You've go to say "go" somehow...

Any example of how tis done conventionally ..? As you may be able to tell I'm a little bit new to arduino and electronics at this level I really hadn't fathomed that this project would take quite so much thought ...

I'm leery of customers asking if they can specify the requirements in some particular way. It sounds like they really don't know what they want. If there is an equation in the form A = B + C, and you know two values (A and B, A and C, or B and C) you can calculate the other one. You have an equation involving number of steps, interval between steps, and total time. Specify any two, and the program can compute the other one. An overly-constrained situation arises when you want to specify all three, and the third value doesn't fit the equation.

I get that..

If we determined that the motor does 15 spins per 1 turn of the output gear then it would be 7.5 turn

if we could do:

360 (no. of steps in 180 degrees at 0.5 per step)/ total time of the shoot (mins) = interval (mins)

Just an idea, you've got me thinking

Any example of how tis done conventionally ..? As you may be able to tell I'm a little bit new to arduino and electronics at this level I really hadn't fathomed that this project would take quite so much thought ...

There needs to be something that starts the motors turning and the camera snapping pictures, doesn't there? I'm not sure how much thought needs to go into setting the whole process in motion.
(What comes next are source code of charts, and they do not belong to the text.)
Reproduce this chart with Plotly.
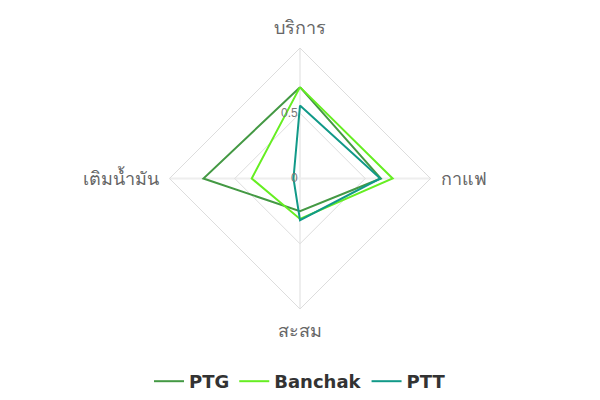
import plotly.graph_objects as go

categories = ["บริการ", "กาแฟ", "สะสม", "เติมน้ำมัน"]
series_names = ["PTG", "Banchak", "PTT"]
ptg = [0.70, 0.62, 0.25, 0.74]
banchak = [0.70, 0.71, 0.31, 0.37]
ptt = [0.56, 0.615, 0.32, 0.05]
colors = ["#449944", "#66ee22", "#119988"]
radial_ticks = [0, 0.5]
radial_ticktext = ["0", "0.5"]

fig = go.Figure()
for name, vals, col in zip(series_names, [ptg, banchak, ptt], colors):
    fig.add_trace(go.Scatterpolar(
        r=vals + vals[:1],
        theta=categories + categories[:1],
        mode="lines",
        name=f"<b>{name}</b>",
        line=dict(color=col, width=2),
    ))

fig.update_layout(
    width=600, height=400,
    margin=dict(l=0, r=0, t=48, b=89),
    paper_bgcolor="white",
    plot_bgcolor="white",
    font=dict(family="sans-serif", color="#666"),
    polar=dict(
        gridshape="linear",
        bgcolor="white",
        radialaxis=dict(
            range=[0, 1], tickvals=radial_ticks, ticktext=radial_ticktext,
            angle=90, tickangle=90, side="counterclockwise",
            showline=False, gridcolor="#dddddd", gridwidth=1,
            tickfont=dict(size=12, color="#777"), ticks="",
        ),
        angularaxis=dict(
            rotation=90, direction="clockwise",
            gridcolor="#eeeeee", gridwidth=2,
            linecolor="#dddddd", linewidth=1,
            ticks="outside", ticklen=6, tickcolor="rgba(0,0,0,0)",
            tickfont=dict(size=18, color="#666", family="sans-serif"),
        ),
    ),
    legend=dict(
        orientation="h", x=0.5, xanchor="center", y=-0.28, yanchor="middle",
        font=dict(size=18, color="#333", family="DejaVu Sans"),
        itemwidth=30,
    ),
)

fig.write_html("out.html")
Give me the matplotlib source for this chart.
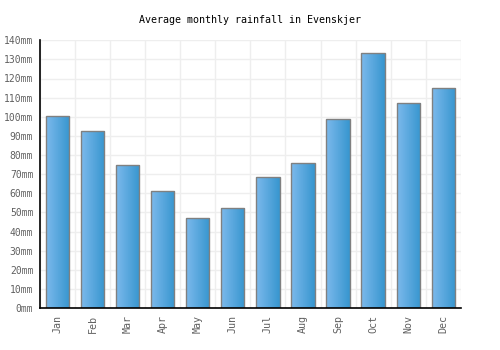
import matplotlib
matplotlib.use("Agg")
import matplotlib.pyplot as plt
import numpy as np
from matplotlib.colors import LinearSegmentedColormap

months = ["Jan", "Feb", "Mar", "Apr", "May", "Jun", "Jul", "Aug", "Sep", "Oct", "Nov", "Dec"]
rainfall = [100.3, 92.6, 75, 61.2, 47, 52.3, 68.6, 75.9, 99, 133.2, 107.3, 115.2]
yticks = list(range(0, 150, 10))
ytick_labels = [f"{v}mm" for v in yticks]
title = "Average monthly rainfall in Evenskjer"

plt.rcParams['font.family'] = ['DejaVu Sans Mono']

fig = plt.figure(figsize=(5, 3.5), dpi=100)
ax = fig.add_axes([0.0806, 0.12, 0.8406, 0.765])

x = np.arange(len(months))

# grid
for v in yticks:
    ax.axhline(v, color="#eeeeee", lw=1, zorder=0)
for b in np.arange(-0.5, len(months), 1.0):
    ax.axvline(b, color="#eeeeee", lw=1, zorder=0)

bars = ax.bar(x, rainfall, width=0.66, facecolor="none", edgecolor="#808080", lw=1.0, zorder=3)
cmap = LinearSegmentedColormap.from_list("g", ["#7cb9ec", "#3796cf"])
grad = np.linspace(0, 1, 64).reshape(1, -1)
for b in bars:
    x0, y0 = b.get_x(), b.get_y()
    w, h = b.get_width(), b.get_height()
    im = ax.imshow(grad, cmap=cmap, aspect="auto", extent=[x0, x0 + w, y0, y0 + h], zorder=2, interpolation="bilinear")
    im.set_clip_path(b)

ax.set_xlim(-0.5, len(months) - 0.5)
ax.set_ylim(0, 140)

ax.set_xticks(x)
ax.set_xticklabels(months, rotation=90, fontsize=7.2, color="#606060")
ax.set_yticks(yticks)
ax.set_yticklabels(ytick_labels, fontsize=7, color="#606060")
ax.tick_params(axis="both", length=0, pad=5)

for s in ["top", "right"]:
    ax.spines[s].set_visible(False)
for s in ["left", "bottom"]:
    ax.spines[s].set_color("black")
    ax.spines[s].set_linewidth(1.2)
    ax.spines[s].set_zorder(4)

fig.text(0.5, 0.943, title, ha="center", va="center", fontsize=7.2, color="black")

fig.savefig("out.png", dpi=100)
I'd have a switch, with a big green cap (and one with a big red cap, for STOP!), that started the whole process.

But, thinking is good, even if you need to do more than you thought.

Timing is not imperative when you first start the time-lapse.

The camera shutter will be remotely controlled separate to anything else so we don't need to worry about that! the shutter would be released once between every 2-10secs

The tripod control could just be run when I upload the program to the Arduino?